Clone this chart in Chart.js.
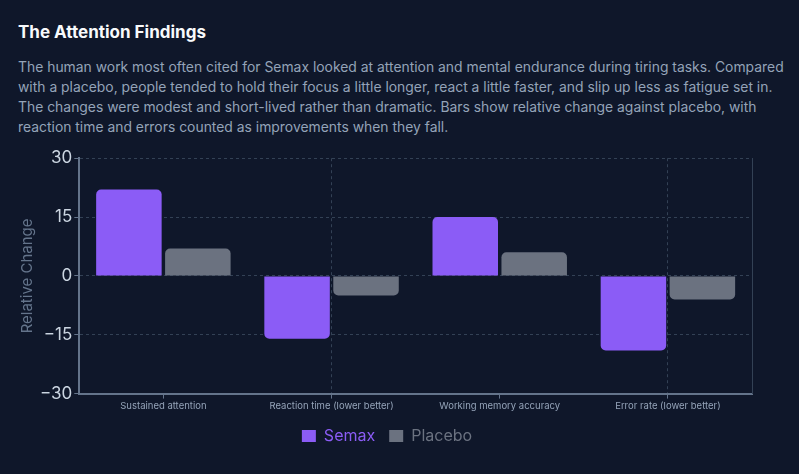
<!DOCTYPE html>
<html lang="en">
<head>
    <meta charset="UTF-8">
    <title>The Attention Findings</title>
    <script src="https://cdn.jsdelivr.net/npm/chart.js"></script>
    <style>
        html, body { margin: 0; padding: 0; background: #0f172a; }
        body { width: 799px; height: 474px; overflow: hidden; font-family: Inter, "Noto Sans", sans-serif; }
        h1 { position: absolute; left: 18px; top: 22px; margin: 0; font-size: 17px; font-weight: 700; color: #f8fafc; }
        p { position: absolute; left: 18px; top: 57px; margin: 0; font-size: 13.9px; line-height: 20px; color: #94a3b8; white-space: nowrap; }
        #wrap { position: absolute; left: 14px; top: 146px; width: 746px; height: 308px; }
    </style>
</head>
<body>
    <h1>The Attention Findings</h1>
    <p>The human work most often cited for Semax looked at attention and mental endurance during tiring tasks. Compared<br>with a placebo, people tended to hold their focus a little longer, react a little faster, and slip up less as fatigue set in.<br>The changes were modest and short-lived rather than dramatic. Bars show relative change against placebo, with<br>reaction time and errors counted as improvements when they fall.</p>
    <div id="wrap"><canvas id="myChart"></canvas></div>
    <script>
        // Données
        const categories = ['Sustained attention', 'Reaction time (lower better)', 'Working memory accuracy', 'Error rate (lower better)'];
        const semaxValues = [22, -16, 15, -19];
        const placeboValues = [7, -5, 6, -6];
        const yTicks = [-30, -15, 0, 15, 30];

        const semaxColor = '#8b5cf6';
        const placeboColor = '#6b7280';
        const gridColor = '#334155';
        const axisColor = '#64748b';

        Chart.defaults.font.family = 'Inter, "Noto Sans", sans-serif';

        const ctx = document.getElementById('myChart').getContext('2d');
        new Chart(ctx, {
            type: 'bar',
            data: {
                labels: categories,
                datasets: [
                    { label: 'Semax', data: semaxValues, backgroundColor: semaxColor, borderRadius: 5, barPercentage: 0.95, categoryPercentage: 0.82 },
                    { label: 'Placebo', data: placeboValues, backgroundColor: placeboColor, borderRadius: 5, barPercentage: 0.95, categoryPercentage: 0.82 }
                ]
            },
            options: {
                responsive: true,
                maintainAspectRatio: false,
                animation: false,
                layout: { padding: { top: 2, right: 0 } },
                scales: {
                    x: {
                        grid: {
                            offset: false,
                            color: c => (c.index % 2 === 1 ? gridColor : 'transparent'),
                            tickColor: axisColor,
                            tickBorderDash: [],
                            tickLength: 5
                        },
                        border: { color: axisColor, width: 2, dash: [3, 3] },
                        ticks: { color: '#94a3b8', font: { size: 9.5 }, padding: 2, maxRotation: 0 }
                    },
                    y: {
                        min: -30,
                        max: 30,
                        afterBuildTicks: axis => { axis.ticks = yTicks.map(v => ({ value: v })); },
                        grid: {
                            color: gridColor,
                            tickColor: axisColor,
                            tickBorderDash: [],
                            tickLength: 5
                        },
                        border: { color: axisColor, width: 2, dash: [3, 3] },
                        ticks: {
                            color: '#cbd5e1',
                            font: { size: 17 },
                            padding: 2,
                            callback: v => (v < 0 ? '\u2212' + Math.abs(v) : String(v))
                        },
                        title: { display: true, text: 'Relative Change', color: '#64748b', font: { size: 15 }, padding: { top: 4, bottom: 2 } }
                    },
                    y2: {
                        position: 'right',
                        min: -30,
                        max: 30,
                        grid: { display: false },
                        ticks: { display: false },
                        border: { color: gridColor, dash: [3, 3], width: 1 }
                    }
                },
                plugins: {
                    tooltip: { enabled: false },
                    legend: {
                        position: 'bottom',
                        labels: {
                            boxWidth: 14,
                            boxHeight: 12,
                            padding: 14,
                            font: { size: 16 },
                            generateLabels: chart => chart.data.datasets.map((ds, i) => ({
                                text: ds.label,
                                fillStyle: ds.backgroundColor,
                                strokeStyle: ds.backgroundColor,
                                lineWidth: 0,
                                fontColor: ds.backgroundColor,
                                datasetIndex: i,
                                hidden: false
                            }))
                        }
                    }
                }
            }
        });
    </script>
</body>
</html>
********************
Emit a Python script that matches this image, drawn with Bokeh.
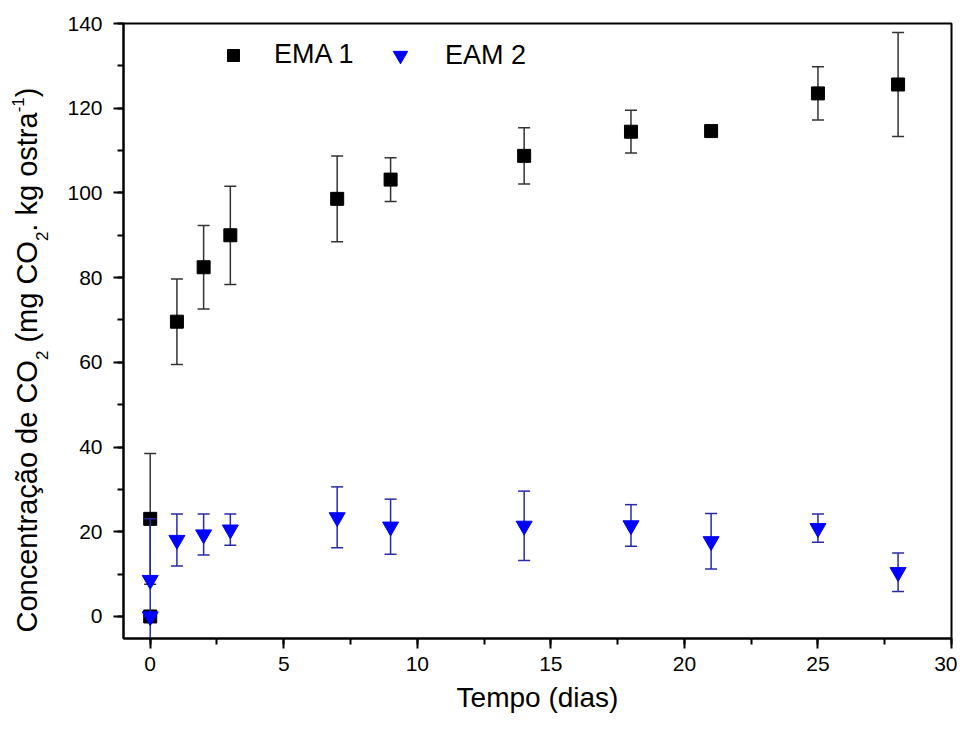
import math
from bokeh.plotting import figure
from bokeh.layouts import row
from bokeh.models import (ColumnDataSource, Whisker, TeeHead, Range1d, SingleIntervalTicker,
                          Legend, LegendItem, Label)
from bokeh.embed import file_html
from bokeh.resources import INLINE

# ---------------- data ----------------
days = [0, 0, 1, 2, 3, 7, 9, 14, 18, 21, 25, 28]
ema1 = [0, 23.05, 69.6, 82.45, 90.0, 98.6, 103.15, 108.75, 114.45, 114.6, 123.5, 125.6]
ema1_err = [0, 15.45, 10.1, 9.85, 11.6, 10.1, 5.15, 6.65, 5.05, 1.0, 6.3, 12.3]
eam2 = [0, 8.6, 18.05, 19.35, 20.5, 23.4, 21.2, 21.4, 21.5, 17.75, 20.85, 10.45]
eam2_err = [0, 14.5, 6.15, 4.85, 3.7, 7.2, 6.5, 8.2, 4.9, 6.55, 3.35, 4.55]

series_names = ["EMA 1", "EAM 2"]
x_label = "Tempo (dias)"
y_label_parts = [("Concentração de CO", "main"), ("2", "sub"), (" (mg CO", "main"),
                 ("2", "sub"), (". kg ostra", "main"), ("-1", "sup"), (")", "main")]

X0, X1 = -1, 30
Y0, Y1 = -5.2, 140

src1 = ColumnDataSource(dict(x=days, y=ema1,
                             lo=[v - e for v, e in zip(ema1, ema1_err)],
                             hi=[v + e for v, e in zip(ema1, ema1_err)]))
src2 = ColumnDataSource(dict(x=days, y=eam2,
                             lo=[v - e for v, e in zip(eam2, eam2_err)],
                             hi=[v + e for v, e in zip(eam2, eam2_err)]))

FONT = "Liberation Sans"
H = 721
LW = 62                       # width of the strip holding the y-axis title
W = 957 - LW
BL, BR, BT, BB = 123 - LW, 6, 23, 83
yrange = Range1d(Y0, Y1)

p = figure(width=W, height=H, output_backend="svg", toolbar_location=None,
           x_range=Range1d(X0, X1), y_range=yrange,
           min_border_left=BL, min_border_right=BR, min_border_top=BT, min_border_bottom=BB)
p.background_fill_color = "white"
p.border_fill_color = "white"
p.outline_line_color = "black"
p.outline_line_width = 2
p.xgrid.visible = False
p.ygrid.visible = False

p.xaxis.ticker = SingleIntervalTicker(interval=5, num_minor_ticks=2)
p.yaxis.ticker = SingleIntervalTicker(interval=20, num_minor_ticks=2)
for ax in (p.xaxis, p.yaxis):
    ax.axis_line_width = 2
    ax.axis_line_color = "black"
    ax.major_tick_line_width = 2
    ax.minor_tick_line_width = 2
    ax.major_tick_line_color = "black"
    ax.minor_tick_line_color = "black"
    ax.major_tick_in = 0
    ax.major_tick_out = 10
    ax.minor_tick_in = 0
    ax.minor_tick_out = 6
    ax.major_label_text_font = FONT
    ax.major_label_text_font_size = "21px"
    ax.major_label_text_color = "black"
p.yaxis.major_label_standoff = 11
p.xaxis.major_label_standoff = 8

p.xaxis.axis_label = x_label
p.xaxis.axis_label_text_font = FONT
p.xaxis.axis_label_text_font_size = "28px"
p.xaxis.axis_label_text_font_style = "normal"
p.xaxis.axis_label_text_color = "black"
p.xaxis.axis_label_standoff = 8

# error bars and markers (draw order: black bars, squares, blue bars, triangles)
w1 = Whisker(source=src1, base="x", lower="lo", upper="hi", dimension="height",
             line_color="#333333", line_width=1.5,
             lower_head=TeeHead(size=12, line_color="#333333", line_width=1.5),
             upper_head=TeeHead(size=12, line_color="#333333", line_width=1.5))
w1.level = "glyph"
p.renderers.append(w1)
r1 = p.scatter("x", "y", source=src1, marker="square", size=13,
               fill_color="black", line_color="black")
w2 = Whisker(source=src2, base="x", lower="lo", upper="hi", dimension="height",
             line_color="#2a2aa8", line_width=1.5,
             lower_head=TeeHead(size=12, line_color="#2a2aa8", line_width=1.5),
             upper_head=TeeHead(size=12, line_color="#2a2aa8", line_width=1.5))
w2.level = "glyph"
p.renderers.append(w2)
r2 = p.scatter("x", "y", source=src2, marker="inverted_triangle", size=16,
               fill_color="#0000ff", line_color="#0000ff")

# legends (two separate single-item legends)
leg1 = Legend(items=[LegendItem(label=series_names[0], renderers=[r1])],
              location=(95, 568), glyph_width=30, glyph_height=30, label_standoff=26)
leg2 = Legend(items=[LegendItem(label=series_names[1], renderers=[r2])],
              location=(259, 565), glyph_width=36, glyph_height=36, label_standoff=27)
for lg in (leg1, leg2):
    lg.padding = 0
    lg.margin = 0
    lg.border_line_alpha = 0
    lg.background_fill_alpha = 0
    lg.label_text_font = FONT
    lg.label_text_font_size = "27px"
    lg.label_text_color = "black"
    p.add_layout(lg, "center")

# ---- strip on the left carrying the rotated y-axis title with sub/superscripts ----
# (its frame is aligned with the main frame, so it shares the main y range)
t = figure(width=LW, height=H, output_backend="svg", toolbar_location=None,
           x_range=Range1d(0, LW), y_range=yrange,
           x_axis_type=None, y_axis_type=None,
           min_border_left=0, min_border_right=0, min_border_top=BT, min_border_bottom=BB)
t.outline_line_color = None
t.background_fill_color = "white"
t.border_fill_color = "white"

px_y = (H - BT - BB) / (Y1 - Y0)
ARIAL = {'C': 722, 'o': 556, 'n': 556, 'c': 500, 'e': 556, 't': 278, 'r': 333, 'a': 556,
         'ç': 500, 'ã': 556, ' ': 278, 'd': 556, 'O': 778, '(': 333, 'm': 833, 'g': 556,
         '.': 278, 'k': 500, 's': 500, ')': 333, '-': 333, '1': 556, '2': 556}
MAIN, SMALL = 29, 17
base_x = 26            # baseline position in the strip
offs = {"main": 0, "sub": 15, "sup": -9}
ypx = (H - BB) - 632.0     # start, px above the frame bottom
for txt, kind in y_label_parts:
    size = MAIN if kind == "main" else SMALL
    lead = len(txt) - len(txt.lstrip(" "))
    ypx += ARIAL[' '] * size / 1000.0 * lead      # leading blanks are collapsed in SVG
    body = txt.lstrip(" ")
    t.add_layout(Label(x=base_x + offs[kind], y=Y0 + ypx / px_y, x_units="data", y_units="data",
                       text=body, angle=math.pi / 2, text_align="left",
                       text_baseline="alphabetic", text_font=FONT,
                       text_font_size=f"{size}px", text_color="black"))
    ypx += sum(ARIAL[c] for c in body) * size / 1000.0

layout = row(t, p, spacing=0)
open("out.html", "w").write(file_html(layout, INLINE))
********************
- [Problem requirements] Look through the records and gather every line containing "this".

- [Answer for the task]
Clone this chart in Chart.js.
Emit a Python script that matches this image, drawn with Bokeh.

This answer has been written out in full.